Last week's meeting was the fifth in a six-city national tour including St. Louis, Miami, San Diego, Houston, and Seattle. It brought together Gov. Mitt Romney, Mayor Thomas Menino, Boston Police Commissioner Kathleen O'Toole, and local officials, firefighters, police officers, and other first responders.
This step toward community cohesiveness is a part of the national Homeland Security from the Citizens' Perspective initiative. The Council for Excellence in Government has launched a website, www.citizensecure.org, that it hopes will become a nationwide forum to respond to citizens' concerns and offer recommendations to local and statewide officials when preparing for or responding to emergencies.
It's an effort at organization that some feel has been missing. "In two years I've seen a willingness of communities to cooperate and put together partnerships," says Karen Anderson, mayor of Minnetonka, Minn., and a member of the US Department of Homeland Security's State and Local Senior Advisory Committee. "There's still a lack of coordination for a whole lot of new responsibilities."
Thomas Ambrosino, the mayor of Revere, Mass., says this "regional approach" has helped grow a culture of working together that wasn't previously in place. The Metropolitan Mayors Coalition, of which he is a member, includes nine communities in addition to Boston. It has jointly purchased safety equipment and is working on a cross-community "reverse 911 system" - a prerecorded emergency-alert phone message that dials citizens - among other initiatives.
To help with efforts in Boston, and in time for the national convention this summer, Boston Mayor Thomas Menino appointed Carlo Boccia to run security in the city and coordinate efforts with surrounding towns. Boston is one of four of the nation's largest cities - including Detroit, San Diego, and Houston - that has created a local high-ranking homeland security post.
Many agree with the model, especially for large cities. "Everyone who works in city government ... they all have day jobs. They all have to be very focused. Police departments still have to put drug dealers and bank robbers in jail," says John Cohen, a homeland security analyst in Washington, D.C., who works as an adviser in Massachusetts.
"On the flip side, as people are looking toward homeland security for the long-term, it's not as effective to think of it as something that is an adjunct to the day-to-day business of city government," he says.
Cities and towns throughout the country, however, have faced budget cuts. When Mayor Ambrosino took office in January of 2000. Revere had 107 police officers and103 firefighters, he says. Now the community is down to 86 police officers and 89 firefighters.
Funding has been a bigger issue for smaller cities - those considered less at risk to terrorist attack. While the DHS has identified 33 cities as "high threat areas," a designation that qualifies them for direct federal grants, many communities complain that funding is frozen at the state level. Governor Romney is chairing a task force set up by the DHS to explore ways to more effectively funnel money from states into local communities.

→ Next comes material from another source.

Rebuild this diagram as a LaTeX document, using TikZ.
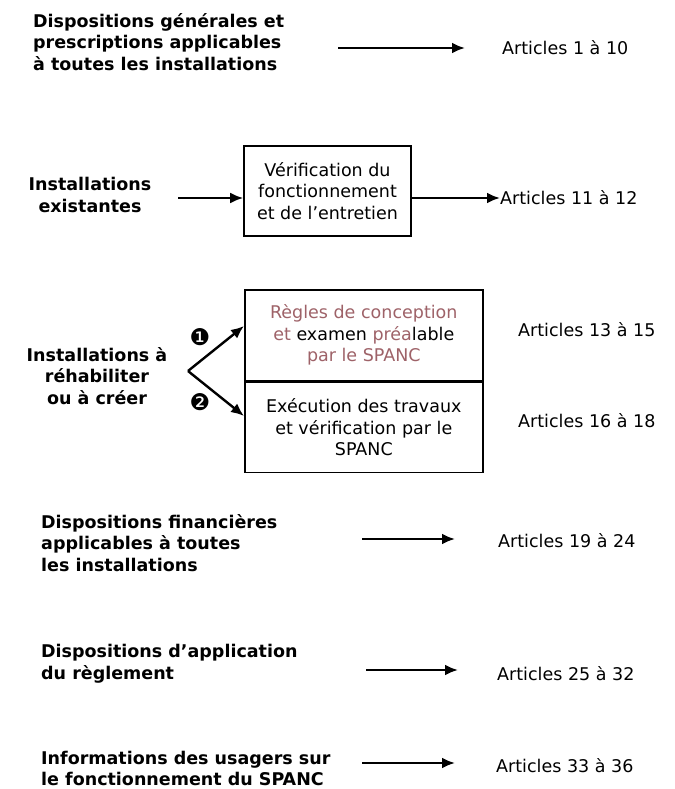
\documentclass[tikz,border=0pt]{standalone}
\usepackage{fontspec}
\setmainfont{DejaVu Sans}
\usetikzlibrary{positioning,arrows.meta}
\definecolor{mauve}{RGB}{158,98,104}

\begin{document}
\begin{tikzpicture}[x=1pt, y=-1pt, >={Latex[length=13pt,width=11pt]},
    titre/.style={font=\fontsize{17.5}{21.5}\selectfont\bfseries, align=left, anchor=west, inner sep=0pt},
    titrec/.style={font=\fontsize{17.5}{21.5}\selectfont\bfseries, align=center, inner sep=0pt},
    art/.style={font=\fontsize{17.5}{21.5}\selectfont, anchor=west, inner sep=0pt},
    boite/.style={draw, line width=1.6pt, align=center, font=\fontsize{17.5}{21.5}\selectfont, inner sep=0pt},
    num/.style={font=\fontsize{23}{23}\selectfont, inner sep=0pt},
    fleche/.style={->, line width=2.4pt}
    ]
    \useasboundingbox (0,0) rectangle (674,789);
    % ligne 1
    \node[titre] at (33,42) (gen) {Dispositions générales et\\prescriptions applicables\\à toutes les installations};
    \node[art] at (502,48) (art1) {Articles 1 à 10};
    \coordinate (s1) at (338,48);
    \coordinate (e1) at (465,48);
    \draw[fleche] (s1) -- (e1);
    % installations existantes
    \node[titrec] at (90,195) (exist) {Installations\\existantes};
    \node[boite, minimum width=167pt, minimum height=90pt] at (327.5,191) (verif) {Vérification du\\fonctionnement\\et de l’entretien};
    \node[art] at (500,198) (art2) {Articles 11 à 12};
    \coordinate (s2) at (178,198);
    \draw[fleche] (s2) -- (s2 -| verif.west);
    \draw[fleche] (verif.east |- s2) -- (art2.west);
    % installations a rehabiliter
    \node[titrec] at (97,376) (rehab) {Installations à\\réhabiliter\\ou à créer};
    \node[boite, minimum width=238pt, minimum height=91pt, anchor=north west] at (244,289) (regles)
        {\color{mauve}Règles de conception\\\color{mauve}et \color{black}examen \color{mauve}préa\color{black}lable\\\color{mauve}par le SPANC};
    \node[boite, minimum width=238pt, minimum height=90pt, anchor=north] at (regles.south) (exec)
        {Exécution des travaux\\et vérification par le\\SPANC};
    \node[art] at (518,330) (art3) {Articles 13 à 15};
    \node[art] at (518,421) (art4) {Articles 16 à 18};
    \node[num] at (200,337) (un) {❶};
    \node[num] at (200,402) (deux) {❷};
    \coordinate (v) at (188,371);
    \coordinate (t1) at (244,326);
    \coordinate (t2) at (244,416);
    \draw[fleche] (v) -- (t1);
    \draw[fleche] (v) -- (t2);
    % dispositions financieres
    \node[titre] at (41,543) (fin) {Dispositions financières\\applicables à toutes\\les installations};
    \node[art] at (498,541) (art5) {Articles 19 à 24};
    \coordinate (s5) at (362,539);
    \coordinate (e5) at (455,539);
    \draw[fleche] (s5) -- (e5);
    % application
    \node[titre] at (41,663.5) (appl) {Dispositions d’application\\du règlement};
    \node[art] at (497,674) (art6) {Articles 25 à 32};
    \coordinate (s6) at (366,670);
    \coordinate (e6) at (458,670);
    \draw[fleche] (s6) -- (e6);
    % informations
    \node[titre] at (41,768.5) (info) {Informations des usagers sur\\le fonctionnement du SPANC};
    \node[art] at (496,766) (art7) {Articles 33 à 36};
    \coordinate (s7) at (362,763);
    \coordinate (e7) at (455,763);
    \draw[fleche] (s7) -- (e7);
\end{tikzpicture}
\end{document}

"If you are running a city like Washington, D.C., or New York, or Boston, you have more assets and resources from the federal government to help initiate some homeland security activities," says Charles Lyons, the president of the National League of Cities. "For the smaller communities the biggest complaint is that [the money] doesn't get to them. When a terrorist attacks, people call 911, they don't call the White House, or the governor's mansion."